Le rapport formule plusieurs recommandations visant à garantir les libertés publiques et associatives. Parmi celles-ci, la Plateforme des ONG françaises pour la Palestine appelle la France à rejeter publiquement les attaques des acteurs de la délégitimation comme cela a déjà été le cas dans d’autres pays, et à engager une réflexion sur la mise en place d’une procédure de reconnaissance pour mieux protéger les associations qui défendent les droits de l’Homme.
Contact presse :
Pierre Motin, responsable plaidoyer à la Plateforme Palestine : p.motin@plateforme-palestine.org 01 40 36 41 46
Notes aux rédactions :
- [1] Le rapport peut être téléchargé en suivant ce lien.
- [2] Créée en 1993 dans le contexte des accords d’Oslo, la Plateforme des ONG françaises pour la Palestine regroupe une quarantaine d’organisations membres ou observatrices.
- Membres : Amani, Artisans du Monde, AURDIP, AFPS, AJPF, Cedetim, CEMEA, Chrétiens de la Méditerranée, Cimade, CICUP, CCFD-Terre Solidaire, Comité Palestine Israël 44-49, Comité Gaza Jérusalem Méditerranée, CVPR-PO, Enfants Réseau Monde/Services, FSGT, Ligue des droits de l’Homme, LIFPL-section française, MRAP, Mouvement de la Paix, MIR, MAN, One Justice, Pax Christi France, Première Urgence International, Secours Catholique-Caritas France, SIDI, Union juive française pour la paix.

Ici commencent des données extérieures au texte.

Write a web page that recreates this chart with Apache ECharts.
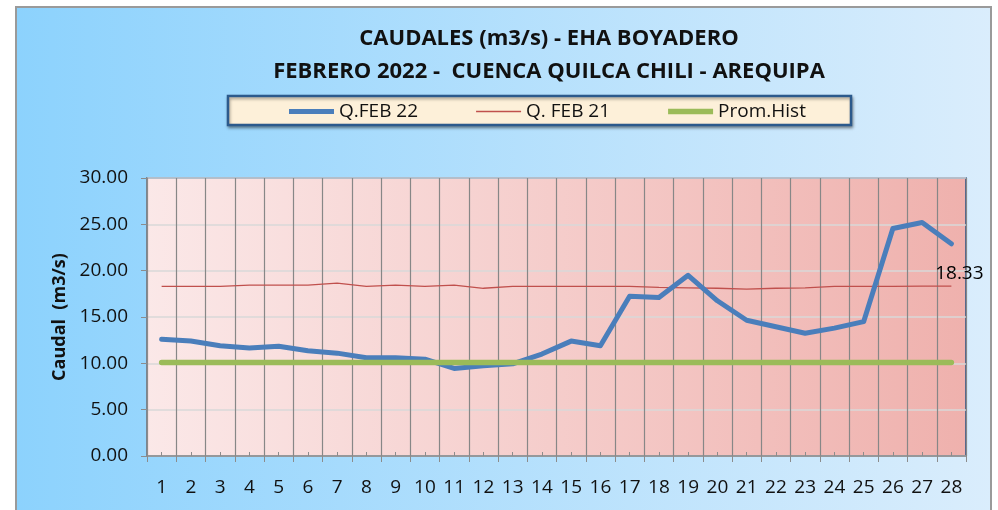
<!DOCTYPE html>
<html>
<head>
<meta charset="utf-8">
<script src="https://cdn.jsdelivr.net/npm/echarts@6/dist/echarts.min.js"></script>
<style>
    html, body { margin: 0; padding: 0; background: #fff; }
    #chart { width: 998px; height: 510px; }
</style>
</head>
<body>
<div id="chart"></div>
<script>
    // dias de febrero
    var dias = ['1','2','3','4','5','6','7','8','9','10','11','12','13','14',
                '15','16','17','18','19','20','21','22','23','24','25','26','27','28'];
    // caudales (m3/s)
    var qFeb22 = [12.6, 12.4, 11.9, 11.65, 11.85, 11.35, 11.1, 10.6, 10.6, 10.45, 9.45, 9.75, 9.95, 11.0,
                  12.4, 11.9, 17.25, 17.1, 19.5, 16.75, 14.65, 13.95, 13.25, 13.8, 14.5, 24.55, 25.2, 22.9];
    var qFeb21 = [18.3, 18.3, 18.3, 18.45, 18.45, 18.45, 18.65, 18.3, 18.45, 18.3, 18.45, 18.1, 18.3, 18.3,
                  18.3, 18.3, 18.3, 18.2, 18.15, 18.1, 18.0, 18.1, 18.15, 18.3, 18.3, 18.3, 18.33, 18.33];
    var promHist = [10.1, 10.1, 10.1, 10.1, 10.1, 10.1, 10.1, 10.1, 10.1, 10.1, 10.1, 10.1, 10.1, 10.1,
                    10.1, 10.1, 10.1, 10.1, 10.1, 10.1, 10.1, 10.1, 10.1, 10.1, 10.1, 10.1, 10.1, 10.1];

    var fuente = '"Open Sans", "Noto Sans", sans-serif';

    // etiqueta solo en el ultimo punto del 2021
    var feb21Data = qFeb21.map(function (v, i) {
        if (i === qFeb21.length - 1) {
            return {
                value: v,
                label: {
                    show: true, position: 'top', distance: 3, offset: [8, 0],
                    color: '#000', fontSize: 19, fontFamily: fuente,
                    formatter: function (p) { return p.value.toFixed(2); }
                }
            };
        }
        return v;
    });

    var myChart = echarts.init(document.getElementById('chart'));
    myChart.setOption({
        animation: false,
        graphic: [
            {
                type: 'rect', z: -10,
                shape: { x: 16, y: 7, width: 975, height: 520 },
                style: {
                    fill: new echarts.graphic.LinearGradient(0, 0, 1, 0, [
                        { offset: 0, color: '#8cd2fd' },
                        { offset: 1, color: '#daedfc' }
                    ]),
                    stroke: '#9a9a9a', lineWidth: 2
                }
            },
            {
                type: 'rect', z: -5,
                shape: { x: 228, y: 96, width: 623, height: 29 },
                style: {
                    fill: '#fdf0d9', stroke: '#2c5a8c', lineWidth: 2.5,
                    shadowBlur: 3, shadowColor: 'rgba(0,0,0,0.35)', shadowOffsetX: 1, shadowOffsetY: 2
                }
            }
        ],
        title: {
            text: 'CAUDALES (m3/s) - EHA BOYADERO\nFEBRERO 2022 -  CUENCA QUILCA CHILI - AREQUIPA',
            left: 544,
            top: 17,
            textAlign: 'center',
            textStyle: {
                fontFamily: fuente, fontSize: 22, fontWeight: 'bold', color: '#111',
                lineHeight: 33
            }
        },
        legend: {
            left: 289,
            top: 102,
            padding: 0,
            itemWidth: 45,
            itemHeight: 14,
            itemGap: 58,
            textStyle: { fontFamily: fuente, fontSize: 19, color: '#111' },
            data: [
                { name: 'Q.FEB 22', icon: 'path://M0,0H46V5H0Z' },
                { name: 'Q. FEB 21', icon: 'path://M0,0H46V1.3H0Z' },
                { name: 'Prom.Hist', icon: 'path://M0,0H46V5.5H0Z' }
            ]
        },
        grid: {
            left: 147, right: 32, top: 178, bottom: 54,
            show: true,
            backgroundColor: new echarts.graphic.LinearGradient(0, 0, 1, 0, [
                { offset: 0, color: '#fbe8e8' },
                { offset: 1, color: '#efb1ad' }
            ]),
            borderColor: '#1f4e84',
            borderWidth: 1.5
        },
        xAxis: [
            {
                type: 'category',
                boundaryGap: true,
                data: dias,
                axisLine: { lineStyle: { color: '#8c8c8c', width: 1.5 } },
                axisTick: { show: true, length: 6, lineStyle: { color: '#8c8c8c' } },
                axisLabel: { margin: 22, color: '#111', fontSize: 19, fontFamily: fuente, interval: 0 },
                splitLine: { show: true, lineStyle: { color: '#878787', width: 1.2 } }
            },
            {
                type: 'category',
                boundaryGap: true,
                position: 'bottom',
                data: dias,
                axisLine: { show: false },
                axisTick: { show: true, inside: true, alignWithLabel: true, length: 4, lineStyle: { color: '#8c8c8c' } },
                axisLabel: { show: false },
                splitLine: { show: false }
            }
        ],
        yAxis: {
            type: 'value',
            min: 0,
            max: 30,
            interval: 5,
            name: 'Caudal  (m3/s)',
            nameLocation: 'middle',
            nameGap: 78,
            nameTextStyle: { fontFamily: fuente, fontSize: 18, fontWeight: 'bold', color: '#111' },
            axisLine: { show: true, lineStyle: { color: '#8c8c8c', width: 1.5 } },
            axisTick: { show: true, length: 6, lineStyle: { color: '#8c8c8c' } },
            axisLabel: {
                margin: 19, color: '#111', fontSize: 19, fontFamily: fuente,
                formatter: function (v) { return v.toFixed(2); }
            },
            splitLine: { show: true, lineStyle: { color: '#d9d9d9', width: 1.5 } }
        },
        series: [
            {
                name: 'Q.FEB 22',
                type: 'line',
                z: 3,
                showSymbol: false,
                symbol: 'none',
                data: qFeb22,
                itemStyle: { color: '#4a7ebb' },
                lineStyle: { color: '#4a7ebb', width: 5, cap: 'round', join: 'round' }
            },
            {
                name: 'Q. FEB 21',
                type: 'line',
                z: 2,
                showSymbol: true,
                symbol: 'circle',
                symbolSize: 0,
                data: feb21Data,
                itemStyle: { color: '#c0504d' },
                lineStyle: { color: '#c0504d', width: 1.3 }
            },
            {
                name: 'Prom.Hist',
                type: 'line',
                z: 4,
                showSymbol: false,
                symbol: 'none',
                data: promHist,
                itemStyle: { color: '#9bbb59' },
                lineStyle: { color: '#9bbb59', width: 5.5, cap: 'round' }
            }
        ]
    });
</script>
</body>
</html>
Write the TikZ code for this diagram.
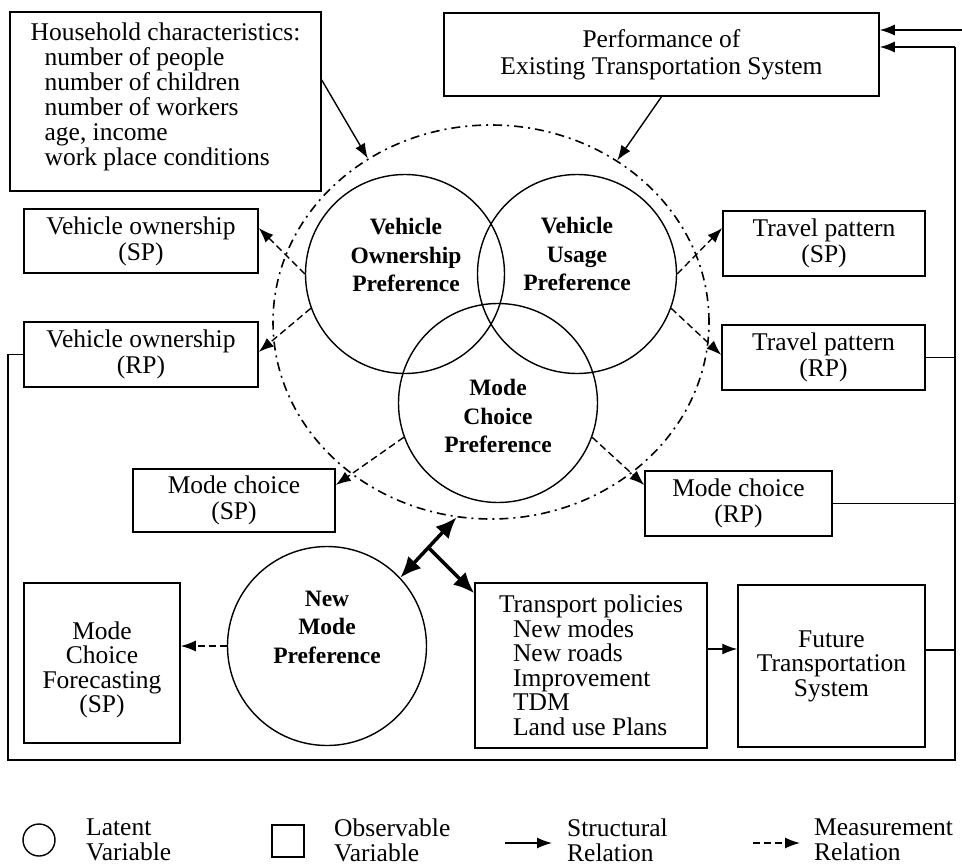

- Observateurs : ACAT-France, Agir ensemble pour les droits de l’Homme, Amnesty International France, Association Pour Jérusalem, CRID, Collectif judéo-arabe et citoyen pour la Palestine, Francas, GAIC, Humanité & Inclusion, Médecins du Monde-France, Palmed France, Ritimo.
- [3] Le ministère des affaires stratégiques a notamment publié les rapports Money Trail et Terrorists in Suits
- [4] La résolution Maillard visant à fournir une définition non contraignante de l’antisémitisme avait reçu un avis défavorable de la Commission nationale consultative des droits de l’Homme. Le projet de résolution donnait 11 exemples d’actes antisémites, dont 7 se concentraient sur la façon dont la critique d’Israël peut relever de l’antisémitisme. Elle a finalement été adoptée en décembre 2019 sans reprendre les exemples d’antisémitisme liés aux critiques envers Israël. Plus d’informations à ce propos.
- [5] Le 11 juin 2020, la Cour européenne des droits de l’Homme a conclu que la condamnation en France de onze militants pour leur appel au boycott des produits israéliens ne respectait pas le droit à la liberté d’expression. La cour a souligné que ces discours « concernaient un sujet d’intérêt général, celui du respect du droit international public par l’Etat d’Israël ».
- [6] La ministre de la Justice Nicole Belloubet a renoncé en décembre 2018 à présider la cérémonie de remise d’une récompense aux associations B’Tselem et Al-Haq, deux organisations reconnues de défense des droits de l’Homme respectivement israélienne et palestinienne, mises en cause par Israël et plusieurs organisations en France.